» Problem to solve
Only the lines from the start of the data to the line containing "SH_W = 0.06", both included, should be output, exactly and without pictures.
===== Source data
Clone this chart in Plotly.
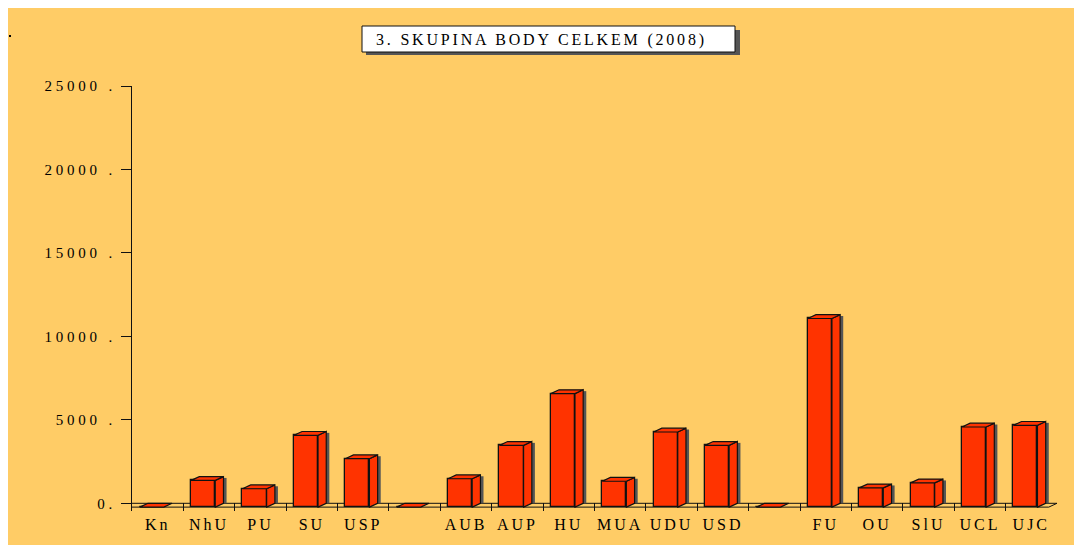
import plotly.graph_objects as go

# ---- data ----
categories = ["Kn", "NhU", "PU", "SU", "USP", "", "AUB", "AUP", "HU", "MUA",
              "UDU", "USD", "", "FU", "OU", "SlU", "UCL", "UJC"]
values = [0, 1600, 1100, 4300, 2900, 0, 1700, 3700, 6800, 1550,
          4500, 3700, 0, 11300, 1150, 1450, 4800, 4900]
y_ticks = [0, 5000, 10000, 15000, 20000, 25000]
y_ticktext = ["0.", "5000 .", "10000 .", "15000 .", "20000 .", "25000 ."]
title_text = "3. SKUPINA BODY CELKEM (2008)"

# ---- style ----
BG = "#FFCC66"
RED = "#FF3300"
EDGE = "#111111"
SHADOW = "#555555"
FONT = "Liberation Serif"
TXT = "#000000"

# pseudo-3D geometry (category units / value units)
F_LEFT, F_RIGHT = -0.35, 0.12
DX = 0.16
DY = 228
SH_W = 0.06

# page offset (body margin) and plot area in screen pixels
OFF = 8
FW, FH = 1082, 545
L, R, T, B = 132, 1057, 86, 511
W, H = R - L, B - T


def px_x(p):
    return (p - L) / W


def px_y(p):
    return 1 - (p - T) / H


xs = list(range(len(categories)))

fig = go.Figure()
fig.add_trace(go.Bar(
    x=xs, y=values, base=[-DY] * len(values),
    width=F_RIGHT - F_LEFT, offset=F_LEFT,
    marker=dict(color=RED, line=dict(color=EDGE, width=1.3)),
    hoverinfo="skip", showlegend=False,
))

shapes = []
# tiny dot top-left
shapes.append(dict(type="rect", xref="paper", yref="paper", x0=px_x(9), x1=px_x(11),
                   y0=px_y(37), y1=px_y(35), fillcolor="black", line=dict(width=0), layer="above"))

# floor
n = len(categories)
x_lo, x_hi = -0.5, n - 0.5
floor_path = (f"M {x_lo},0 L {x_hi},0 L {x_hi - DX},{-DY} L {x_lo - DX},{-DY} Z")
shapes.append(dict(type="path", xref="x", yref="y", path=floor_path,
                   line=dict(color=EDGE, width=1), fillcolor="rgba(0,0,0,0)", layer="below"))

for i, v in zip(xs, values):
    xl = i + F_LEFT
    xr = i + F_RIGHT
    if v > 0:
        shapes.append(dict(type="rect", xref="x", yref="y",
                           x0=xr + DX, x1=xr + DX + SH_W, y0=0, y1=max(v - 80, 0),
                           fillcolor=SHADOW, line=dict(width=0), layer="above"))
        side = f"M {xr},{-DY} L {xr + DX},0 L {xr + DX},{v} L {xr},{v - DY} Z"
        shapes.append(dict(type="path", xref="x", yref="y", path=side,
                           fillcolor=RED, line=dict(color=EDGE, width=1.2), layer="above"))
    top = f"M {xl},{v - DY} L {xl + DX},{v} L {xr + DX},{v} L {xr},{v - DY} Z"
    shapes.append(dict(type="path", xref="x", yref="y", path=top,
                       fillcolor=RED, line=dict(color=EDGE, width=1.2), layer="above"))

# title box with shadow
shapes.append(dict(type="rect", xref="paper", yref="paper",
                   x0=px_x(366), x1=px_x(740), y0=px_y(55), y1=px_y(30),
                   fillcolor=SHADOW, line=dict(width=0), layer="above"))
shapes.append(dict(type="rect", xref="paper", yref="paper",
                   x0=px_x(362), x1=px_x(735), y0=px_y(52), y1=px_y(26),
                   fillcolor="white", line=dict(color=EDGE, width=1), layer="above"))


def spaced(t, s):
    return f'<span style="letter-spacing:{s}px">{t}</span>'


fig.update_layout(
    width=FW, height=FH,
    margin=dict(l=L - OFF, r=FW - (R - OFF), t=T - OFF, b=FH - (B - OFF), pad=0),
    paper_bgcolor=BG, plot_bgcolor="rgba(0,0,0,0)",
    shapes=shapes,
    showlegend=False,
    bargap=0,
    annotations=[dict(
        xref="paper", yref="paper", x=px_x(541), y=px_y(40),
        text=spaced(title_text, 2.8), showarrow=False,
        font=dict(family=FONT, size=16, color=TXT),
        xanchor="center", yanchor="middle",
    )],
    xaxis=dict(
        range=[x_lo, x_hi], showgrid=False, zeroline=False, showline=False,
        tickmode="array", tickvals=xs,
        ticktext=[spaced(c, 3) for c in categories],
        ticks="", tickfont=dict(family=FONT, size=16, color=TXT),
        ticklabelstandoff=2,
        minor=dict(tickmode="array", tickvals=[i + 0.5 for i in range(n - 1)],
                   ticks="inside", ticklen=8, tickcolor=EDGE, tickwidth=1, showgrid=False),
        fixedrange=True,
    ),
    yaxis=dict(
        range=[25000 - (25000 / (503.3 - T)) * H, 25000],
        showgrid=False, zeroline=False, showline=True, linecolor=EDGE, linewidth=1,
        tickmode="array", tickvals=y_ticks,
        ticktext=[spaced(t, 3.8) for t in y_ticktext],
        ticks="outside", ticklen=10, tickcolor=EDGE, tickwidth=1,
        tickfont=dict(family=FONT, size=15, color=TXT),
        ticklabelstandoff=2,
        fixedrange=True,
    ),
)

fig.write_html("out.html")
==========
» Right answer
Clone this chart in Plotly.
import plotly.graph_objects as go

# ---- data ----
categories = ["Kn", "NhU", "PU", "SU", "USP", "", "AUB", "AUP", "HU", "MUA",
              "UDU", "USD", "", "FU", "OU", "SlU", "UCL", "UJC"]
values = [0, 1600, 1100, 4300, 2900, 0, 1700, 3700, 6800, 1550,
          4500, 3700, 0, 11300, 1150, 1450, 4800, 4900]
y_ticks = [0, 5000, 10000, 15000, 20000, 25000]
y_ticktext = ["0.", "5000 .", "10000 .", "15000 .", "20000 .", "25000 ."]
title_text = "3. SKUPINA BODY CELKEM (2008)"

# ---- style ----
BG = "#FFCC66"
RED = "#FF3300"
EDGE = "#111111"
SHADOW = "#555555"
FONT = "Liberation Serif"
TXT = "#000000"

# pseudo-3D geometry (category units / value units)
F_LEFT, F_RIGHT = -0.35, 0.12
DX = 0.16
DY = 228
SH_W = 0.06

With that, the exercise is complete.